→ PROBLEM DETAILS
Can you write out all the lines word for word, with no pictures?

→ GIVEN DATA
-- start --
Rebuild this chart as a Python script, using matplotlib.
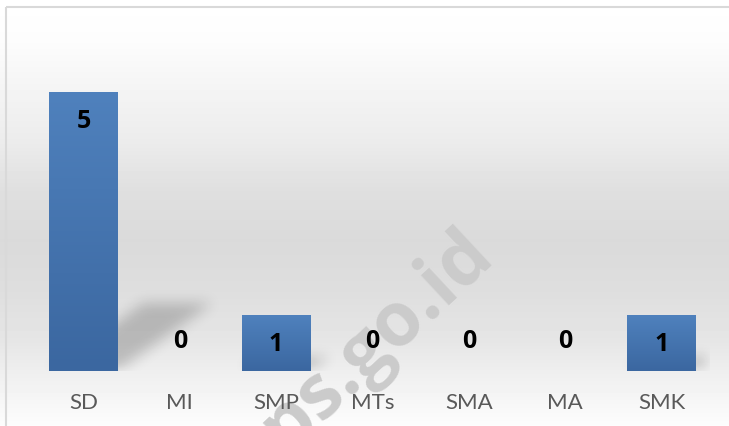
import numpy as np
import matplotlib
matplotlib.use('Agg')
import matplotlib.pyplot as plt
from matplotlib.path import Path
from matplotlib.patches import Rectangle
from matplotlib.colors import LinearSegmentedColormap

categories = ['SD', 'MI', 'SMP', 'MTs', 'SMA', 'MA', 'SMK']
values = [5, 0, 1, 0, 0, 0, 1]

plt.rcParams['font.family'] = ['Lato', 'DejaVu Sans']

W, H = 729, 426
fig = plt.figure(figsize=(W / 100, H / 100), dpi=100)

# background gradient of the chart area + thin border
bg = fig.add_axes([0, 0, 1, 1], zorder=-1)
bg.axis('off')
stops_y = [0, 40, 100, 140, 190, 240, 290, 340, 371, 400, 426]
stops_v = [1.0, 0.99, 0.95, 0.925, 0.875, 0.855, 0.87, 0.90, 0.935, 0.965, 0.99]
col = np.interp(np.arange(H), stops_y, stops_v)
grad = np.repeat(col[:, None], W, axis=1)
bg.imshow(grad, cmap='gray', vmin=0, vmax=1, aspect='auto',
          extent=[0, W, H, 0], interpolation='bilinear')
bg.add_patch(Rectangle((6, 7), W + 20, H + 20, fill=False, edgecolor='#d9d9d9', lw=1.5))
bg.set_xlim(0, W)
bg.set_ylim(H, 0)

ax = fig.add_axes([35.3 / W, (H - 371) / H, (709.7 - 35.3) / W, (371 - 36) / H])
ax.set_facecolor('none')
for s in ax.spines.values():
    s.set_visible(False)

x = np.arange(len(categories))
bw = 0.716
bars = ax.bar(x, values, width=bw, color='none', zorder=2)

# bar gradient
bar_cmap = LinearSegmentedColormap.from_list('bar', ['#3b67a0', '#4f81bd'])
for b, v in zip(bars, values):
    if v <= 0:
        continue
    im = ax.imshow(np.linspace(0, 1, 100)[:, None], cmap=bar_cmap, origin='lower',
                   aspect='auto', extent=[b.get_x(), b.get_x() + bw, 0, v], zorder=2)
    im.set_clip_path(b)

# perspective shadows (blurred)
sx, sy = 0.197, 0.244
nx, ny = 675, 335
xs = np.linspace(-0.5, 6.5, nx)
ys = np.linspace(0, 6, ny)
gx, gy = np.meshgrid(xs, ys)
pts = np.column_stack([gx.ravel(), gy.ravel()])
mask = np.zeros(gx.shape)
for xi, v in zip(x, values):
    if v <= 0:
        continue
    poly = Path([(xi - bw / 2, 0), (xi + bw / 2, 0),
                 (xi + bw / 2 + sx * v, sy * v), (xi - bw / 2 + sx * v, sy * v)])
    mask = np.maximum(mask, poly.contains_points(pts).reshape(gx.shape))


def box_blur(a, r):
    k = np.ones(2 * r + 1) / (2 * r + 1)
    a = np.apply_along_axis(lambda m: np.convolve(m, k, mode='same'), 0, a)
    a = np.apply_along_axis(lambda m: np.convolve(m, k, mode='same'), 1, a)
    return a


for _ in range(3):
    mask = box_blur(mask, 6)
shadow = np.zeros((ny, nx, 4))
shadow[..., 3] = 0.2 * mask
ax.imshow(shadow, origin='lower', aspect='auto', extent=[-0.5, 6.5, 0, 6], zorder=1)

# value labels (inside end; zero values sit just above the base)
for xi, v in zip(x, values):
    off = -21 if v > 0 else 21
    ax.annotate(str(v), (xi, v), xytext=(0, off), textcoords='offset points',
                ha='center', va='center', fontsize=18, fontweight='bold',
                family='Open Sans', color='black', zorder=4)

ax.set_xlim(-0.5, 6.5)
ax.set_ylim(0, 6)
ax.set_yticks([])
ax.set_xticks(x, categories)
ax.tick_params(axis='x', length=0, pad=16, labelsize=16, labelcolor='#595959')

# watermark
ax.text(360 / W, 1 - 357 / H, 'bps.go.id', transform=fig.transFigure,
        rotation=43, rotation_mode='anchor', ha='center', va='center',
        fontsize=54, fontweight='bold', family='Open Sans',
        color='#cbcbcb', zorder=1.5)

fig.savefig('out.png', dpi=100)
-- end --
→ FINISHED TASK
Rebuild this chart as a Python script, using matplotlib.
import numpy as np
import matplotlib
matplotlib.use('Agg')
import matplotlib.pyplot as plt
from matplotlib.path import Path
from matplotlib.patches import Rectangle
from matplotlib.colors import LinearSegmentedColormap

categories = ['SD', 'MI', 'SMP', 'MTs', 'SMA', 'MA', 'SMK']
values = [5, 0, 1, 0, 0, 0, 1]

plt.rcParams['font.family'] = ['Lato', 'DejaVu Sans']

W, H = 729, 426
fig = plt.figure(figsize=(W / 100, H / 100), dpi=100)

# background gradient of the chart area + thin border
bg = fig.add_axes([0, 0, 1, 1], zorder=-1)
bg.axis('off')
stops_y = [0, 40, 100, 140, 190, 240, 290, 340, 371, 400, 426]
stops_v = [1.0, 0.99, 0.95, 0.925, 0.875, 0.855, 0.87, 0.90, 0.935, 0.965, 0.99]
col = np.interp(np.arange(H), stops_y, stops_v)
grad = np.repeat(col[:, None], W, axis=1)
bg.imshow(grad, cmap='gray', vmin=0, vmax=1, aspect='auto',
          extent=[0, W, H, 0], interpolation='bilinear')
bg.add_patch(Rectangle((6, 7), W + 20, H + 20, fill=False, edgecolor='#d9d9d9', lw=1.5))
bg.set_xlim(0, W)
bg.set_ylim(H, 0)

ax = fig.add_axes([35.3 / W, (H - 371) / H, (709.7 - 35.3) / W, (371 - 36) / H])
ax.set_facecolor('none')
for s in ax.spines.values():
    s.set_visible(False)

x = np.arange(len(categories))
bw = 0.716
bars = ax.bar(x, values, width=bw, color='none', zorder=2)

# bar gradient
bar_cmap = LinearSegmentedColormap.from_list('bar', ['#3b67a0', '#4f81bd'])
for b, v in zip(bars, values):
    if v <= 0:
        continue
    im = ax.imshow(np.linspace(0, 1, 100)[:, None], cmap=bar_cmap, origin='lower',
                   aspect='auto', extent=[b.get_x(), b.get_x() + bw, 0, v], zorder=2)
    im.set_clip_path(b)

# perspective shadows (blurred)
sx, sy = 0.197, 0.244
nx, ny = 675, 335
xs = np.linspace(-0.5, 6.5, nx)
ys = np.linspace(0, 6, ny)
gx, gy = np.meshgrid(xs, ys)
pts = np.column_stack([gx.ravel(), gy.ravel()])
mask = np.zeros(gx.shape)
for xi, v in zip(x, values):
    if v <= 0:
        continue
    poly = Path([(xi - bw / 2, 0), (xi + bw / 2, 0),
                 (xi + bw / 2 + sx * v, sy * v), (xi - bw / 2 + sx * v, sy * v)])
    mask = np.maximum(mask, poly.contains_points(pts).reshape(gx.shape))


def box_blur(a, r):
    k = np.ones(2 * r + 1) / (2 * r + 1)
    a = np.apply_along_axis(lambda m: np.convolve(m, k, mode='same'), 0, a)
    a = np.apply_along_axis(lambda m: np.convolve(m, k, mode='same'), 1, a)
    return a


for _ in range(3):
    mask = box_blur(mask, 6)
shadow = np.zeros((ny, nx, 4))
shadow[..., 3] = 0.2 * mask
ax.imshow(shadow, origin='lower', aspect='auto', extent=[-0.5, 6.5, 0, 6], zorder=1)

# value labels (inside end; zero values sit just above the base)
for xi, v in zip(x, values):
    off = -21 if v > 0 else 21
    ax.annotate(str(v), (xi, v), xytext=(0, off), textcoords='offset points',
                ha='center', va='center', fontsize=18, fontweight='bold',
                family='Open Sans', color='black', zorder=4)

ax.set_xlim(-0.5, 6.5)
ax.set_ylim(0, 6)
ax.set_yticks([])
ax.set_xticks(x, categories)
ax.tick_params(axis='x', length=0, pad=16, labelsize=16, labelcolor='#595959')

# watermark
ax.text(360 / W, 1 - 357 / H, 'bps.go.id', transform=fig.transFigure,
        rotation=43, rotation_mode='anchor', ha='center', va='center',
        fontsize=54, fontweight='bold', family='Open Sans',
        color='#cbcbcb', zorder=1.5)

fig.savefig('out.png', dpi=100)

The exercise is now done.